Ce que le cardinal Burke déclare dans cet entretien, le
journaliste italien Riccardo Cascioli l’affirme également le même
jour (16 novembre) dans La Nuova Bussola, écrivant qu’au-delà de
l’admission des divorcés « remariés » à la communion se pose une
question « beaucoup plus vaste qui touche les fondements de l’Eglise
(…) » : « Dit très simplement : existe-t-il des normes
absolues, autrement dit une distinction claire entre le bien et le mal ? Le cas
des divorcés remariés est un exemple : si le mariage est valide, il reste
indissoluble même si des circonstances particulières impliquent une séparation
ou un divorce civil ; de sorte que le conjoint qui se marie à nouveau est
objectivement dans une situation d’adultère, et cela – pour l’Eglise – ne peut
jamais être un bien, quelles que soient les circonstances. Il peut y avoir des
conditions atténuantes ou aggravantes, mais le mal reste le mal, c’est une
norme objective absolue.
« Si au contraire on accepte une certaine
interprétation d’Amoris lætitia, il existerait des conditions telles que
l’adultère ne soit pas un péché. Mais si cela était vrai, alors le critère
devrait être applicable à tous les autres commandements ; tout devient
relatif, rien n’est plus absolu. Une conséquence évidente est que tout est
relégué dans la conscience personnelle, et au reste, comment un prêtre
pourrait-il faire pour lire dans la conscience des gens ? On parle beaucoup
d’accompagnement, mais la vérité est que, dans cette situation, chaque personne
reste seule à décider d’elle-même, parce que tout devient possible. (…)
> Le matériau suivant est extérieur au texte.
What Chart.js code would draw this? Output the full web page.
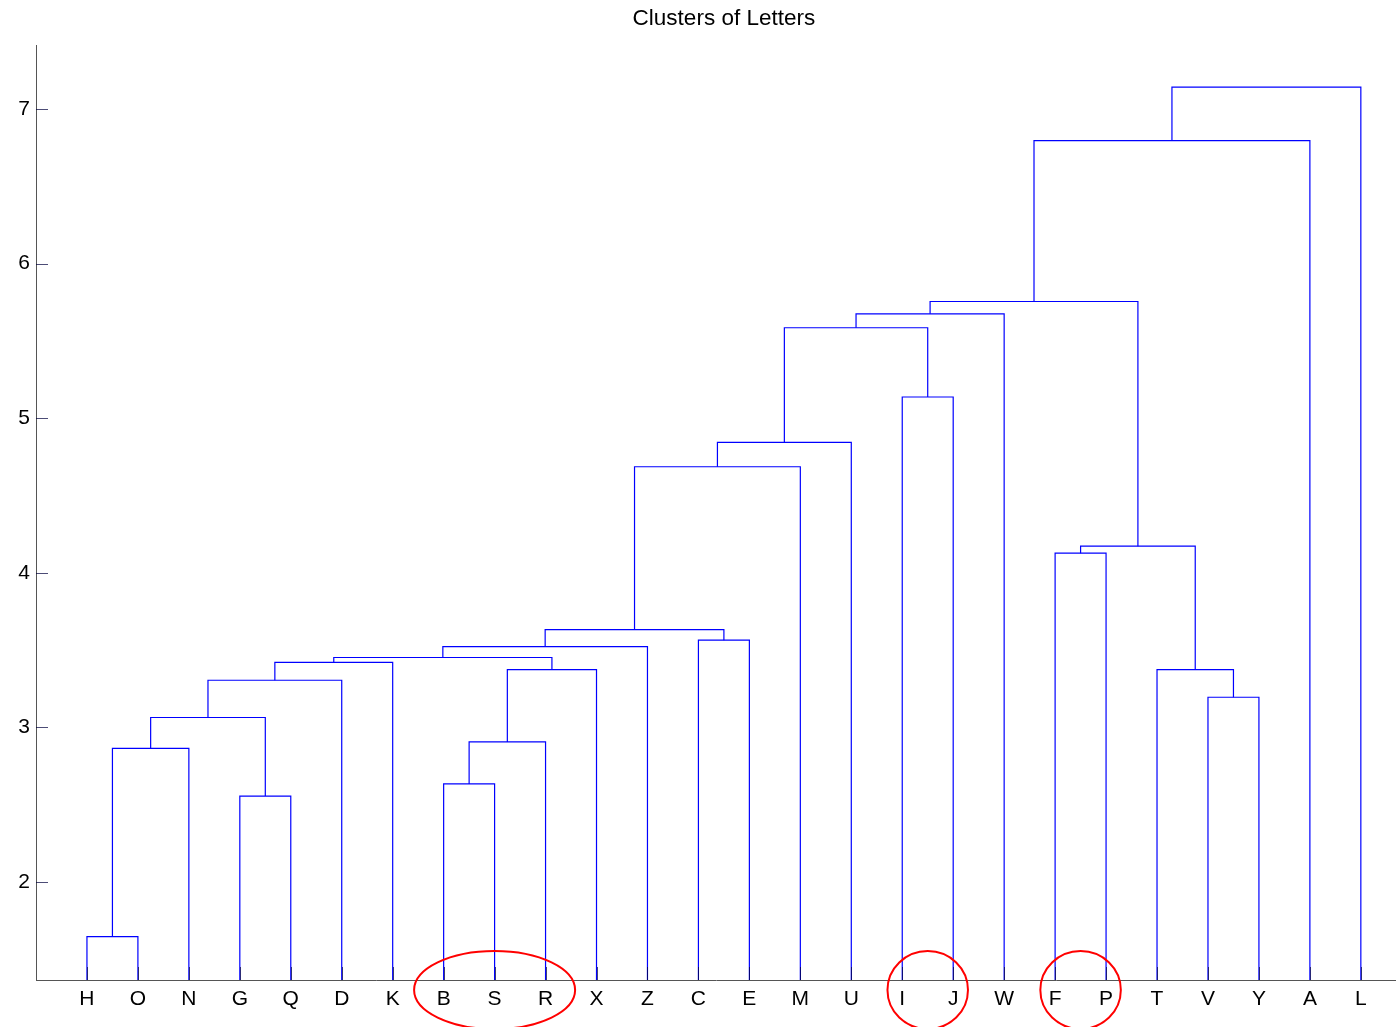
<!DOCTYPE html>
<html>
<head>
<meta charset="utf-8">
<title>Clusters of Letters</title>
<script src="https://cdn.jsdelivr.net/npm/chart.js@4"></script>
<style>
  html, body { margin: 0; padding: 0; background: #fff; }
  canvas { display: block; }
</style>
</head>
<body>
<canvas id="myChart" width="1396" height="1027"></canvas>
<script>
// Orden de las hojas en el eje X
const leaves = ["H", "O", "N", "G", "Q", "D", "K", "B", "S", "R", "X", "Z", "C",
  "E", "M", "U", "I", "J", "W", "F", "P", "T", "V", "Y", "A", "L"];

// Uniones del dendrograma: "#n" es el cluster creado en la fila n
const linkLeft = ["H", "#0", "G", "#1", "#3", "#4", "B", "#6", "#7", "#5", "#9", "C", "#10",
  "#12", "#13", "I", "#14", "#16", "F", "V", "T", "#18", "#17", "#22", "#23"];
const linkRight = ["O", "N", "Q", "#2", "D", "K", "S", "R", "X", "#8", "Z", "E", "#11",
  "M", "U", "J", "#15", "W", "P", "Y", "#19", "#20", "#21", "A", "L"];
const linkHeight = [1.647, 2.864, 2.556, 3.064, 3.305, 3.420, 2.634, 2.906, 3.374, 3.452,
  3.523, 3.564, 3.633, 4.686, 4.843, 5.137, 5.585, 5.675, 4.127, 3.195, 3.373, 4.172,
  5.755, 6.796, 7.142];

// Etiquetas del eje Y
const yTickValues = [2, 3, 4, 5, 6, 7];

// Grupos marcados con un círculo rojo
const circled = [["B", "S", "R"], ["I", "J"], ["F", "P"]];

// Posicion (x, altura) de cada nodo
function nodePos(name, clusters) {
  if (name.startsWith("#")) return clusters[parseInt(name.slice(1))];
  return { x: leaves.indexOf(name) + 1, h: 0 };
}

function buildLinks() {
  const clusters = [];
  const datasets = [];
  linkLeft.forEach((l, i) => {
    const a = nodePos(l, clusters);
    const b = nodePos(linkRight[i], clusters);
    const h = linkHeight[i];
    clusters.push({ x: (a.x + b.x) / 2, h: h });
    datasets.push({
      data: [
        { x: a.x, y: a.h },
        { x: a.x, y: h },
        { x: b.x, y: h },
        { x: b.x, y: b.h },
      ],
      showLine: true,
      borderColor: "#0000ff",
      borderWidth: 1.2,
      pointRadius: 0,
      fill: false,
    });
  });
  return datasets;
}

// Marcas de los ejes hacia adentro, título y círculos rojos
const extras = {
  id: "extras",
  afterDatasetsDraw(chart) {
    const { ctx, chartArea, scales } = chart;
    ctx.save();
    ctx.lineWidth = 1;
    ctx.strokeStyle = "rgba(0,0,60,0.7)";
    scales.y.ticks.forEach((t) => {
      const py = Math.round(scales.y.getPixelForValue(t.value)) + 0.5;
      ctx.beginPath();
      ctx.moveTo(chartArea.left, py);
      ctx.lineTo(chartArea.left + 12, py);
      ctx.stroke();
    });
    scales.x.ticks.forEach((t) => {
      const px = Math.round(scales.x.getPixelForValue(t.value)) + 0.5;
      ctx.beginPath();
      ctx.moveTo(px, chartArea.bottom);
      ctx.lineTo(px, chartArea.bottom - 13);
      ctx.stroke();
    });
    ctx.restore();
  },
  afterDraw(chart) {
    const { ctx, chartArea, scales } = chart;
    ctx.save();
    // Título centrado sobre el rango completo del eje (0 .. n+1)
    ctx.fillStyle = "#000";
    ctx.font = "22.5px 'Liberation Sans', Arial, sans-serif";
    ctx.textAlign = "center";
    ctx.textBaseline = "middle";
    ctx.fillText("Clusters of Letters", scales.x.getPixelForValue((leaves.length + 1) / 2), 19);

    ctx.strokeStyle = "#ff0000";
    ctx.lineWidth = 2;
    circled.forEach((group) => {
      const pos = group.map((g) => leaves.indexOf(g) + 1);
      const mid = (pos[0] + pos[pos.length - 1]) / 2;
      const cx = scales.x.getPixelForValue(mid);
      const rx = scales.x.getPixelForValue(mid + 0.79 * (group.length - 1)) - cx;
      ctx.beginPath();
      ctx.ellipse(cx, chartArea.bottom + 10, rx, 39, 0, 0, Math.PI * 2);
      ctx.stroke();
    });
    ctx.restore();
  },
};

function generateChart() {
  const ctx = document.getElementById("myChart").getContext("2d");
  new Chart(ctx, {
    type: "scatter",
    data: { datasets: buildLinks() },
    plugins: [extras],
    options: {
      responsive: false,
      animation: false,
      layout: { padding: { left: 0, right: 0, top: 45, bottom: 0 } },
      scales: {
        x: {
          type: "linear",
          min: 0,
          max: 26.69,
          afterBuildTicks: (s) => {
            s.ticks = leaves.map((_, i) => ({ value: i + 1 }));
          },
          afterFit: (s) => {
            s.height = 47;
          },
          ticks: {
            autoSkip: false,
            maxRotation: 0,
            padding: 7,
            color: "#000",
            font: { family: "'Liberation Sans', Arial, sans-serif", size: 21 },
            callback: (v) => leaves[v - 1],
          },
          grid: { drawOnChartArea: false, drawTicks: false },
          border: { display: true, color: "#555", width: 1 },
        },
        y: {
          type: "linear",
          min: 1.366,
          max: 7.414,
          afterBuildTicks: (s) => {
            s.ticks = yTickValues.map((v) => ({ value: v }));
          },
          afterFit: (s) => {
            s.width = 36;
          },
          ticks: {
            padding: 6,
            color: "#000",
            font: { family: "'Liberation Sans', Arial, sans-serif", size: 21 },
          },
          grid: { drawOnChartArea: false, drawTicks: false },
          border: { display: true, color: "#555", width: 1 },
        },
      },
      plugins: {
        legend: { display: false },
        tooltip: { enabled: false },
        title: { display: false },
      },
    },
  });
}

generateChart();
</script>
</body>
</html>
« En outre, il se produirait – comme cela a déjà
commencé à se produire – que ce qui est vrai en Europe ne peut pas valoir pour
l’Afrique, que ce qui est possible en Allemagne ne l’est pas en France, que deux
diocèses voisins suivent des lignes opposées. Un véritable fédéralisme
doctrinal…, rien de plus éloigné de ce que le catholicisme a représenté durant
deux mille ans. (…)
Et Riccardo Cascioli de rappeler qu’ultimement tout repose
sur la foi en la Présence réelle dans l’Eucharistie :
« Qu’est-ce que l’Eucharistie et quelles sont les conditions pour y
accéder ? Est-ce la Cène (le repas) à laquelle tous sont invités et dont
personne ne peut être exclu, ou est-ce le sacrifice du Corps et du Sang de
Jésus, le sacrifice de la Croix perpétué à travers les siècles et qui requiert
d’être en état de grâce pour l’approcher ?
« Si l’Eucharistie est vraiment la source et le sommet
de la vie chrétienne, comme l’enseigne le Catéchisme, on comprend que c’est là
un point décisif pour l’Eglise. La décision d’admettre ou non à la communion
les divorcés remariés, dépend plus de la conception que nous avons du sacrement
de l’Eucharistie que du sacrement du mariage.
« Et certaines phrases prononcées récemment par le pape
François lors de plusieurs rencontres avec les luthériens – qui ont
semblé vouloir ouvrir la porte à l’intercommunion – ont fait naître une série
d’interrogations précisément sur sa conception de l’Eucharistie. Des
interrogations qui sont sans réponse pour le moment, tout comme les dubia avancés
par les quatre cardinaux. » – Ici le journaliste italien fait référence,
entre autres, à la réponse très équivoque que le pape a donnée, le 15 novembre
2015, à une luthérienne mariée à un catholique sur la possibilité pour elle de
recevoir la communion – Voir DICI n°325 du 20/11/15.
A Rome, les observateurs ont noté que le pape François avait
annulé le pré-consistoire qui devait normalement précéder le consistoire du 19
novembre, où 17 cardinaux ont été créés. Pour certains vaticanistes, comme Marco
Tosatti de La Stampa, ce serait à cause de ces dubia sur Amoris
lætitia qui auraient pu provoquer un débat que le pape a préféré éviter.
Le Saint-Siège n’a donné aucune explication à cette annulation.